Oh dear, this is very flat, isn’t it? I think this was my first attempt to write methodically: making sure I had things to say about all the things that needed them (author, target audience, relevant mathematical traditions, etc) and then just stringing them together. It might be inevitable that an answer to this sort of question will be a sequence of facts and observations that lacks any real point.

And I do bang on about mathematical practice and practitioners. There’s one learning outcome that I’ve definitely demonstrated. (Not that MA290 was like that.)

These days Dee is mainly remembered for conjuring spirits with Edward Kelley. I still find it surprising that in his day he was a key figure in English mathematics. It is even more surprising that he was friends with Peter Ramus, scourge of all dunsicality (and called “the pedant of France” by Giordano Bruno). Even though I should know better, I find it hard not to think in terms of an anachronistic distinction between respectable science and occultism. (Although I recall that Ramists were, for example, against the teaching of astrology, but not because it was diabolical, or even because it was false, but because in their classification it was a ‘specific’ rather than a ‘general’ art.)

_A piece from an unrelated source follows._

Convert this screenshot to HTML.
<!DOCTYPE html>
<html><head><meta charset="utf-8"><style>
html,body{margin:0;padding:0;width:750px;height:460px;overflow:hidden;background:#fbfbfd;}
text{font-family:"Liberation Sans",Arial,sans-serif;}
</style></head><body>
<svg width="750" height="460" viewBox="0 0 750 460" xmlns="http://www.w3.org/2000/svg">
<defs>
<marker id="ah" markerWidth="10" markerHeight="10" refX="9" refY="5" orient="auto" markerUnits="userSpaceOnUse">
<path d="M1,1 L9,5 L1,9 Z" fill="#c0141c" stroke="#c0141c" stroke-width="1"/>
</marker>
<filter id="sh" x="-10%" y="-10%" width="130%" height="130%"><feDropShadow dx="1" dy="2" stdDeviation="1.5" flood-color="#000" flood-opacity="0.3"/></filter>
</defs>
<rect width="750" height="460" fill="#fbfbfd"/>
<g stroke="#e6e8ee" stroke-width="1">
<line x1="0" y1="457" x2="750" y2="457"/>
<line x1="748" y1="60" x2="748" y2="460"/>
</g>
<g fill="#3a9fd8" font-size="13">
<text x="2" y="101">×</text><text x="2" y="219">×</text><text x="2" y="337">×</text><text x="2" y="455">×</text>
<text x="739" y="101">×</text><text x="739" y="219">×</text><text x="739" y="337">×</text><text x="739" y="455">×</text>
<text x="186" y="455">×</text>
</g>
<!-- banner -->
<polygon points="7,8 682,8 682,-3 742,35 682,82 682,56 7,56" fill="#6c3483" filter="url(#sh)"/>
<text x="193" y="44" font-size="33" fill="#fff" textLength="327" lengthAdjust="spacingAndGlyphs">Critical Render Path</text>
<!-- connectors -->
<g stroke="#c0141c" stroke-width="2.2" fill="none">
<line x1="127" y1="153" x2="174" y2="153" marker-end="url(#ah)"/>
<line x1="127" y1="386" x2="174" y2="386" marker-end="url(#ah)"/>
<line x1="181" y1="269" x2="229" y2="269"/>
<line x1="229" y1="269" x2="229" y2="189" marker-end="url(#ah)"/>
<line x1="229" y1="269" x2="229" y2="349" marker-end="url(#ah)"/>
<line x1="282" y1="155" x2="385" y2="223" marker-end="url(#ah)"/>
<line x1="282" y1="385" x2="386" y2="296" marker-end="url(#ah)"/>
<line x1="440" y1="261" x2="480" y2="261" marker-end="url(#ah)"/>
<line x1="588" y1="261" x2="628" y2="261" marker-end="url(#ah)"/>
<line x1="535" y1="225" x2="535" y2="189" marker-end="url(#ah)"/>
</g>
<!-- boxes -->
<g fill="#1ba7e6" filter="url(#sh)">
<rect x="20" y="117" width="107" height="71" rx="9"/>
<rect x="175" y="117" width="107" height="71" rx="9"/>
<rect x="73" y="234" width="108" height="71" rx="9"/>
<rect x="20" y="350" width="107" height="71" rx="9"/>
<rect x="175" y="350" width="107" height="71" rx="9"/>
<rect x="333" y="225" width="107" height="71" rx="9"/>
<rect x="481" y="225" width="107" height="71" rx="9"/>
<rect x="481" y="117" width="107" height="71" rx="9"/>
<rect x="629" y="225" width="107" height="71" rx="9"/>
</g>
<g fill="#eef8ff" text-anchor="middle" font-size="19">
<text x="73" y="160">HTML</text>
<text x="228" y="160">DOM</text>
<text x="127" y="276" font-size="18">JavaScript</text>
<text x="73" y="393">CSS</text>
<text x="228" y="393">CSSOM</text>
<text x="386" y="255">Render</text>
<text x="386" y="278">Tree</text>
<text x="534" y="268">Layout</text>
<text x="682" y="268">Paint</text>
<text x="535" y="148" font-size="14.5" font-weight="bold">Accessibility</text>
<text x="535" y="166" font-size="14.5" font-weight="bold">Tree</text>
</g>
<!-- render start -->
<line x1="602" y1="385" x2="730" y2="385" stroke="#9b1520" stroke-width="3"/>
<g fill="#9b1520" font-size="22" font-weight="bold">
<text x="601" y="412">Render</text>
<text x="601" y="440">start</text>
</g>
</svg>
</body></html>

I have a vague theory about the different perception of John Dee and Isaac Newton. At some point, presumably during 18th century, the connection between early modern science and occultism became an embarrassment. Because Dee’s occult interests were well known his importance as a mathematician had to be played down. Whereas Newton was firmly at the heart of the scientific pantheon, so his interest in alchemy had to be treated as peripheral. (There’s a similar story with Johannes Kepler.)

[At this point I was going to go on about the relative obscurity of Thomas Harriot being less due to his association with the “School of Night” than his failure to publish on his most important work, but I'm getting off topic.]